You know there isn’t much wrong with the world when you can sit down toa big plate of Italian meatballs! This recipe takes full advantage of slow cooking and is a real winner. I am sure there must be some Italian blood in my coz I bet this is as good as any Italian Grandma recipe that you will find out there! And I’m not joking – it is superb. Try it out!!!!
Wot u need
500g jar passatta
400g tin chopped tomatoes
Very small can of tomato concentrate
1 medium onion diced
1 tsp sugar
Garlic powder/granules (NOT garlic salt)
Some extra virgin olive oil
250g lean minced beef
250g lean minced pork
3 tbsp breadcrumbs
One egg beaten
1 tsp Garlic powder
1 tsp oregano
3 tbsp chopped fresh flat leaf parsley
Wot u do
Fry the onion (sprinkle with 1/2 tsp garlic powder) in around 2 tbs of oil at medium for five mins till translucent. Chuck in the passatta, tomatoes and tomato paste. Bring to the boil. Add sugar and season. Chuck the whole lot in a slow cooker and cover. Cook for two hrs at high then a further three hrs at low (or low all day if you are going out to work.)
FOUR HRS LATER…
For the meatballs, place the minces in a bowl and simply add the garlic powder, breadcrumbs, oregano, parsley, egg and seasoning and mix with your hand till well brought together.
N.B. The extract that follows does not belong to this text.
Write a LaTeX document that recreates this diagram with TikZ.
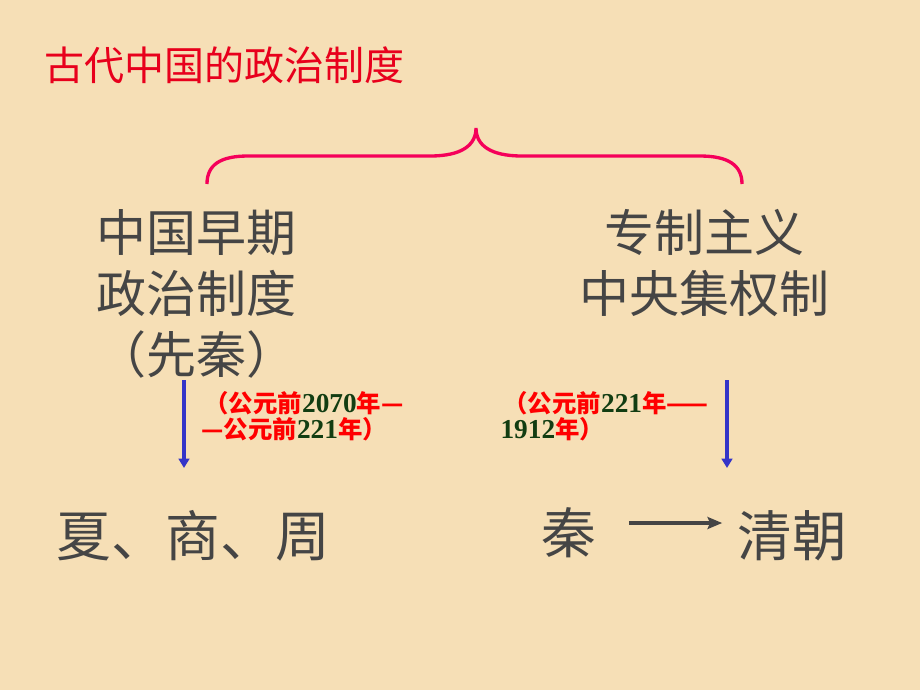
\documentclass[tikz,border=0pt]{standalone}
\usepackage{fontspec}
\setmainfont{Liberation Serif}
\newfontfamily\hei{Noto Sans CJK SC}
\usetikzlibrary{arrows.meta}
\definecolor{paper}{HTML}{F6DFB6}
\definecolor{titlered}{HTML}{E8001C}
\definecolor{bracepink}{HTML}{F5005A}
\definecolor{textgray}{HTML}{454545}
\definecolor{arrowblue}{HTML}{3434C8}
\definecolor{datered}{HTML}{FF0000}
\definecolor{numgreen}{HTML}{123D12}
\newcommand{\yr}[1]{{\rmfamily\bfseries\fontsize{20.5}{23}\selectfont\color{numgreen}#1}}
\tikzset{every picture/.style={line width=0.75pt}}
\tikzset{
  big/.style={text=textgray,font=\hei\fontsize{37.5}{46}\selectfont,align=center,inner sep=0pt},
  bigger/.style={text=textgray,font=\hei\fontsize{41}{46}\selectfont,inner sep=0pt},
  datetext/.style={text=datered,font=\hei\bfseries\fontsize{18.3}{23}\selectfont,anchor=west,inner sep=0pt},
  downarrow/.style={draw=arrowblue,line width=2.6pt,-{Triangle[length=7pt,width=8pt]}},
}

\begin{document}
\begin{tikzpicture}[x=0.75pt,y=0.75pt,yscale=-1,xscale=1]
	%background
	\fill[paper] (0,0) rectangle (920,690);
	\useasboundingbox (0,0) rectangle (920,690);

	% Text Node
	\node[anchor=west,inner sep=0pt,text=titlered,font=\hei\fontsize{30}{36}\selectfont] (title) at (44,65) {古代中国的政治制度};

	%Shape: Brace
	\coordinate (braceL) at (207,184);
	\coordinate (braceR) at (742,184);
	\coordinate (braceTip) at (476,128);
	\draw[bracepink,line width=2.5pt] (braceL) .. controls (207,165) and (220,156) .. (248,156) -- (430,156) .. controls (462,156) and (476,145) .. (braceTip) .. controls (476,145) and (490,156) .. (522,156) -- (700,156) .. controls (728,156) and (742,165) .. (braceR);

	% Text Node
	\node[big] (early) at (196,294) {中国早期\\政治制度\\（先秦）};
	% Text Node
	\node[big] (central) at (704,263) {专制主义\\中央集权制};

	% Text Node
	\node[datetext] (leftdate1) at (204,403) {（公元前\yr{2070}年—};
	\node[datetext] (leftdate2) at (201,429) {—公元前\yr{221}年）};
	% Text Node
	\node[datetext] (rightdate1) at (503,403) {（公元前\yr{221}年——};
	\node[datetext] (rightdate2) at (500,429) {\yr{1912}年）};

	% Text Node
	\node[bigger] (xia) at (193,536) {夏、商、周};
	\node[bigger] (qin) at (569,533) {秦};
	\node[bigger] (qing) at (792,536) {清朝};

	%Straight Lines
	\coordinate (leftTop) at (184,380);
	\coordinate (leftEnd) at (184,468);
	\coordinate (rightTop) at (727,380);
	\coordinate (rightEnd) at (727,468);
	\draw[downarrow] (leftTop) -- (leftEnd);
	\draw[downarrow] (rightTop) -- (rightEnd);

	%Straight Lines
	\draw[textgray,line width=2.3pt,-{Stealth[length=11pt,width=9pt,inset=2pt]}] ([xshift=24pt,yshift=-7.5pt]qin.east) -- ([xshift=-11pt,yshift=-9.75pt]qing.west);

\end{tikzpicture}
\end{document}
With the palm of your hand make into small, half golfball size, balls and cook in a medium heat pan with two tbsp oil for about seven minutes – don’t make the heat too fierce – the idea is to get them to cook right the way through. Place on a plate with kitchen towel to absorb oil. Repeat till ALL THE MIXTURE IS FRIED – MAKES ABOUT 25 MEATBALLS.
Chuck the meatballs in with the sauce, mix lightly, and cook on low for a further hour.
Serve with pasta, covered in Parmesan. I prefer linguini to basic spaghetti (though when I took the photo I used penne!)